- Work to complete
Determine which lines of the records include the word "that", and copy them.

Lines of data
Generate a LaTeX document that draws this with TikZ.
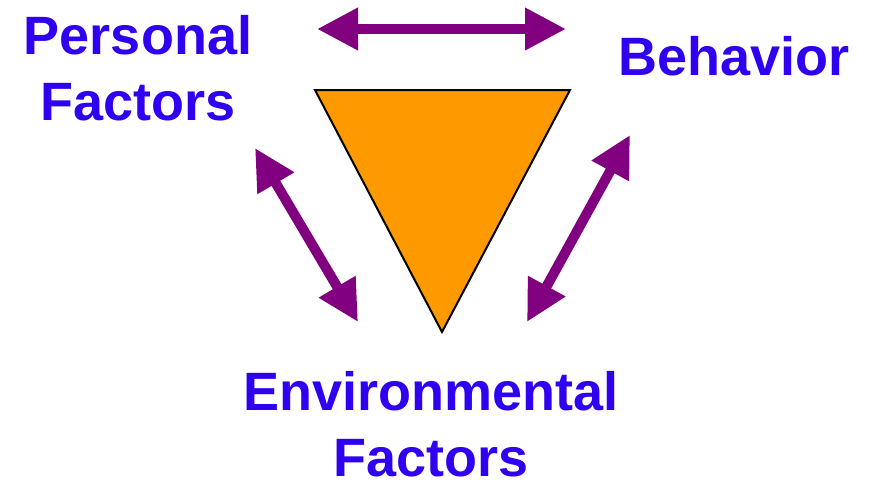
\documentclass[tikz,border=0pt]{standalone}
\usepackage{fontspec}
\setmainfont{Liberation Sans}
\usetikzlibrary{arrows.meta}
\definecolor{labelblue}{RGB}{48,0,240}
\definecolor{arrowpurple}{RGB}{128,0,128}
\definecolor{triorange}{RGB}{255,153,0}
\tikzset{
  lbl/.style={text=labelblue, font=\bfseries\fontsize{54}{66}\selectfont, align=center, inner sep=0pt, anchor=base},
  darrow/.style={draw=arrowpurple, line width=10pt, {Triangle[length=41pt,width=40pt]}-{Triangle[length=41pt,width=40pt]}},
  tri/.style={fill=triorange, draw=black, line width=2pt, line join=miter}
}
\begin{document}
\begin{tikzpicture}[x=1pt,y=-1pt]
\useasboundingbox (0,0) rectangle (879,483);
\fill[white] (0,0) rectangle (879,483);
\node[lbl] (pers) at (138,120) {Personal\\Factors};
\node[lbl] (beh) at (734,75) {Behavior};
\node[lbl, text depth=0pt] (env) at (431,476) {Environmental\\Factors};
\coordinate (t1) at (315,90);
\coordinate (t2) at (570,90);
\coordinate (t3) at (442,332);
\draw[tri] (t1) -- (t2) -- (t3) -- cycle;
\coordinate (a1) at (317,29);
\coordinate (a2) at (566,29);
\coordinate (b1) at (255,148);
\coordinate (b2) at (358,322);
\coordinate (c1) at (630,135);
\coordinate (c2) at (527,322);
\draw[darrow] (a1) -- (a2);
\draw[darrow] (b1) -- (b2);
\draw[darrow] (c1) -- (c2);
\end{tikzpicture}
\end{document}
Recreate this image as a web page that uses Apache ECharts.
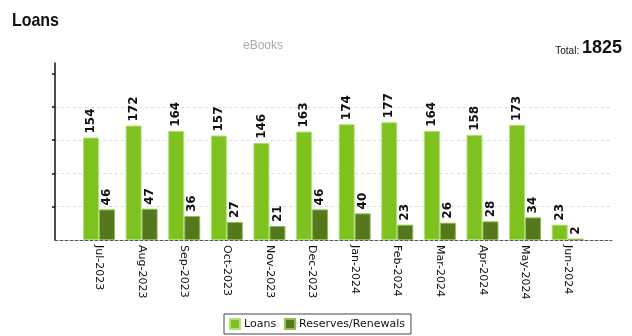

- Result of this task
Generate a LaTeX document that draws this with TikZ.
Recreate this image as a web page that uses Apache ECharts.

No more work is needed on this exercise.